Can we be critical of jihadists?

By Vic Rosenthal

The UN Human Rights Commission suggests that freedom of speech can go too far:

GENEVA (Reuters) – The United Nations top human rights body condemned “defamation” of religion on Friday and, in an apparent reference to the storm over the Prophet cartoons, said press freedom had its limits.

With the support of China, Russia and Cuba, Moslem and Arab states comfortably won a vote on the 47-state Human Rights Council to express concern at “negative stereotyping” of religions and “attempts to identify Islam with terrorism.”

The resolution was opposed by Western states which said it focused too much on Islam. The job of the Council was to deal with the rights of individuals not religions, they said.

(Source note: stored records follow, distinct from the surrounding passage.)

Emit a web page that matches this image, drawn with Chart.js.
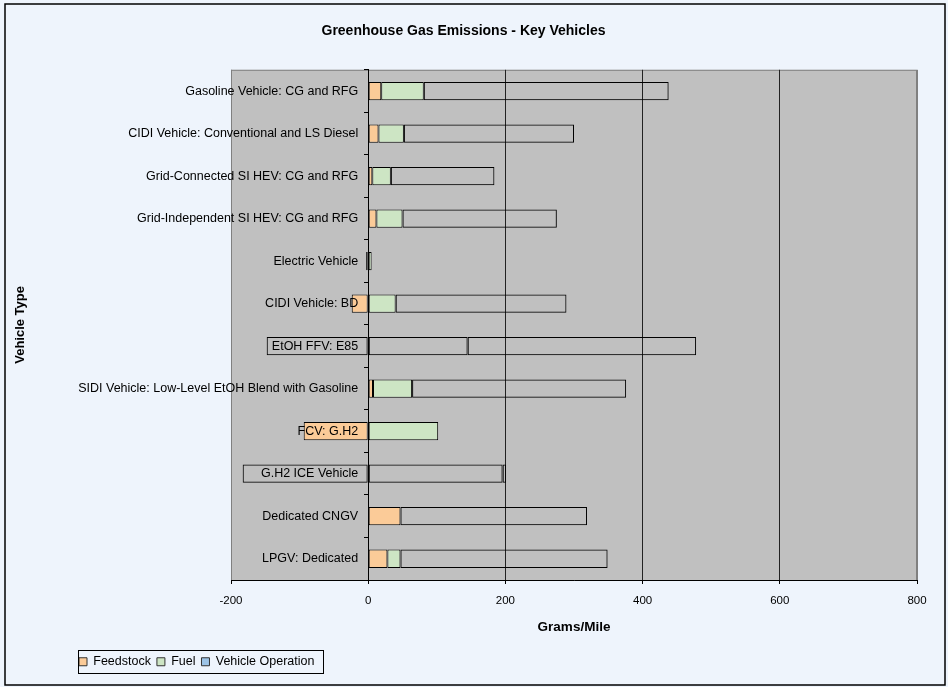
<!DOCTYPE html>
<html>
<head>
<meta charset="utf-8">
<script src="https://cdn.jsdelivr.net/npm/chart.js@4.4.0/dist/chart.umd.min.js"></script>
<style>
	html, body { margin: 0; padding: 0; background: #EEF4FC; }
	#wrap { width: 948px; height: 687px; }
</style>
</head>
<body>
<div id="wrap"><canvas id="ghgBar"></canvas></div>
<script>
// values, grams/mile
const vehicles = [
	"Gasoline Vehicle: CG and RFG",
	"CIDI Vehicle: Conventional and LS Diesel",
	"Grid-Connected SI HEV: CG and RFG",
	"Grid-Independent SI HEV: CG and RFG",
	"Electric Vehicle",
	"CIDI Vehicle: BD",
	"EtOH FFV: E85",
	"SIDI Vehicle: Low-Level EtOH Blend with Gasoline",
	"FCV: G.H2",
	"G.H2 ICE Vehicle",
	"Dedicated CNGV",
	"LPGV: Dedicated"
];
const feedstock = [19, 15, 6, 12, -3, -24, -148, 7, -94, -183, 47, 28];
const fuel = [62, 37, 27, 38, 5, 40, 145, 57, 102, 196, 0, 19];
const vehicleOperation = [357, 248, 151, 225, 0, 249, 333, 312, 0, 5, 272, 302];
// these two rows have no fill in the original
const unfilled = ["EtOH FFV: E85", "G.H2 ICE Vehicle"];
const xMin = -200, xMax = 800, xStep = 200;

const font = "'Liberation Sans', Arial, sans-serif";
const fillFor = (color) => vehicles.map(v => unfilled.includes(v) ? 'rgba(0,0,0,0)' : color);

const frame = {
	id: 'frame',
	beforeDraw(chart) {
		const {ctx, chartArea: a} = chart;
		ctx.save();
		ctx.fillStyle = '#EEF4FC';
		ctx.fillRect(0, 0, chart.width, chart.height);
		ctx.fillStyle = '#C0C0C0';
		ctx.fillRect(a.left, a.top, a.right - a.left, a.bottom - a.top);
		ctx.strokeStyle = '#808080';
		ctx.lineWidth = 1;
		ctx.strokeRect(a.left + 0.5, a.top + 0.5, a.right - a.left - 1, a.bottom - a.top);
		ctx.strokeStyle = '#000';
		ctx.lineWidth = 1.5;
		ctx.strokeRect(5, 4, chart.width - 8, chart.height - 6);
		ctx.restore();
	},
	afterLayout(chart) {
		chart.legend.left = 73;
	},
	afterDatasetsDraw(chart) {
		// category names sit left of the zero line, over the bars
		const {ctx} = chart;
		const y = chart.scales.y;
		const x0 = chart.scales.x.getPixelForValue(0) - 10;
		ctx.save();
		ctx.font = '12.5px ' + font;
		ctx.fillStyle = '#000';
		ctx.textAlign = 'right';
		ctx.textBaseline = 'middle';
		y.ticks.forEach((t, i) => ctx.fillText(y.getLabelForValue(t.value), x0, y.getPixelForTick(i)));
		ctx.restore();
	},
	afterDraw(chart) {
		const lg = chart.legend;
		const {ctx} = chart;
		ctx.save();
		ctx.strokeStyle = '#000';
		ctx.lineWidth = 1;
		ctx.strokeRect(Math.round(lg.left + 5) + 0.5, Math.round(lg.top) + 0.5, Math.round(lg.lineWidths[0] + 4), 23);
		ctx.restore();
	}
};

new Chart(document.getElementById("ghgBar"), {
	type: 'bar',
	data: {
		labels: vehicles,
		datasets: [{
			label: "Feedstock",
			data: feedstock,
			backgroundColor: fillFor('#FBCB98'),
			xAxisID: 'x', yAxisID: 'y'
		}, {
			label: "Fuel",
			data: fuel,
			backgroundColor: fillFor('#CDE5C4'),
			xAxisID: 'x', yAxisID: 'y'
		}, {
			label: "Vehicle Operation",
			data: vehicleOperation,
			backgroundColor: 'rgba(0,0,0,0)',
			xAxisID: 'x', yAxisID: 'y'
		}]
	},
	options: {
		indexAxis: 'y',
		responsive: true,
		maintainAspectRatio: false,
		animation: false,
		datasets: {
			bar: {
				borderColor: '#000',
				borderWidth: 1,
				borderSkipped: false,
				categoryPercentage: 1,
				barPercentage: 0.43
			}
		},
		layout: { padding: { left: 10, right: 31, top: 0, bottom: 9 } },
		scales: {
			x: {
				type: 'linear',
				position: 'bottom',
				stacked: true,
				min: xMin,
				max: xMax,
				ticks: { stepSize: xStep, color: '#000', padding: 9.5, font: { family: font, size: 11.5 } },
				grid: {
					color: c => (c.tick && (c.tick.value === xMin || c.tick.value === xMax)) ? '#808080' : '#222',
					tickColor: '#000',
					tickLength: 4
				},
				border: { color: '#000' },
				title: {
					display: true, text: 'Grams/Mile', color: '#000',
					font: { family: font, size: 13.5, weight: 'bold' },
					padding: { top: 2.5, bottom: 14 }
				}
			},
			y: {
				type: 'category',
				position: { x: 0 },
				stacked: true,
				ticks: { display: false },
				grid: { drawOnChartArea: false, color: '#000', tickLength: 4 },
				border: { color: '#000' }
			},
			yPad: {
				type: 'linear',
				position: 'left',
				ticks: { display: false },
				grid: { display: false },
				border: { display: false },
				title: {
					display: true, text: 'Vehicle Type', color: '#000',
					font: { family: font, size: 13, weight: 'bold' },
					padding: 3
				},
				afterFit(s) { s.width = 221; }
			}
		},
		plugins: {
			title: {
				display: true,
				text: 'Greenhouse Gas Emissions - Key Vehicles',
				color: '#000',
				font: { family: font, size: 14, weight: 'bold' },
				padding: { top: 23, bottom: 30 }
			},
			legend: {
				position: 'bottom',
				align: 'start',
				labels: {
					boxWidth: 8,
					boxHeight: 8,
					padding: 6,
					color: '#000',
					font: { family: font, size: 12.5 },
					generateLabels(chart) {
						const items = Chart.defaults.plugins.legend.labels.generateLabels(chart);
						const fills = ['#FBCB98', '#CDE5C4', '#9CC3E6'];
						items.forEach((it, i) => {
							it.fillStyle = fills[i];
							it.strokeStyle = '#333';
							it.lineWidth = 1;
						});
						return items;
					}
				}
			},
			tooltip: { enabled: false }
		}
	},
	plugins: [frame]
});
</script>
</body>
</html>
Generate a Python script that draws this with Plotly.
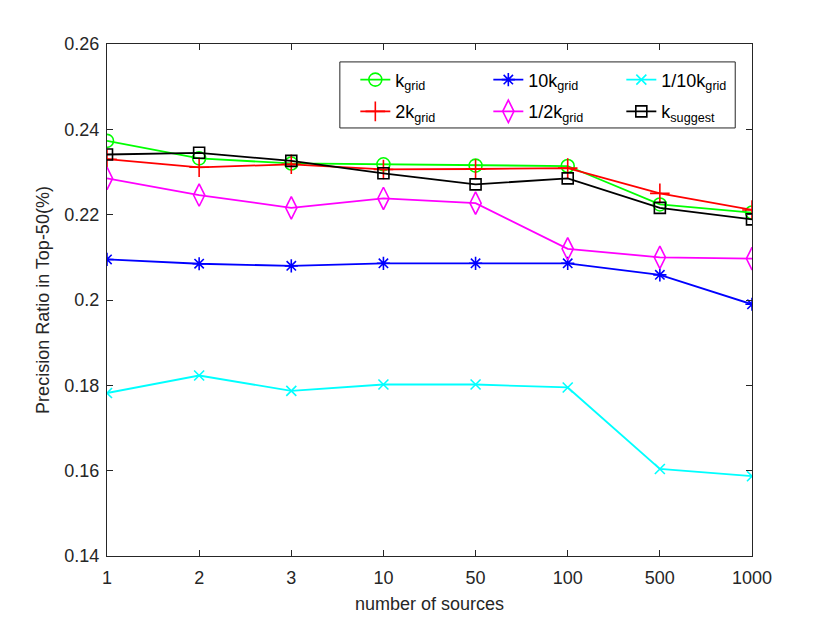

“The European Union does not see the concept of defamation of religion as a valid one in a human rights discourse,” a spokeswoman for the delegation of Germany, which holds the EU presidency, told the Council.

The Muslim nations are uncomfortable with Western standards of free speech. But I think they are not drawing the proper distinctions. Westerners are quite concerned with defamatory speech; some, calling it ‘political correctness’ say that this concern has gone too far. But the dominant western political culture draws a careful distinction between religion, which is considered a highly personal matter, and politics. It is considered not at all defamatory to criticize someone’s politics.

There are about 1.5 billion Muslims in the world, and many of them (nobody knows how many) believe that Islam requires them to wage violent jihad against, for example, Jews, or Europeans, or Americans. This point of view seems to be becoming more and more popular lately. Since this jihad is mostly carried out by terrorism, one can understand how Islam comes to be identified with it.

From time to time Muslim and Arab nations issue statements that they are “against all forms of terrorism”, meaning that they are opposed to Israeli self-defense and possibly a few wackos on their own side. But in fact Saudi Arabia (for only one example) officially espouses an interpretation of Islam which calls for violent jihad, and spends millions each year exporting it and supporting it throughout the world. So we are not just talking about a few wackos.

These nations would like to make it officially proscribed to criticize their aggressive jihad, on the grounds that it’s religion. But the world should recognize that they’ve crossed the line into politics, indeed, into political goals achieved by military means which include terrorism as a favored tactic. They must not be granted immunity from criticism.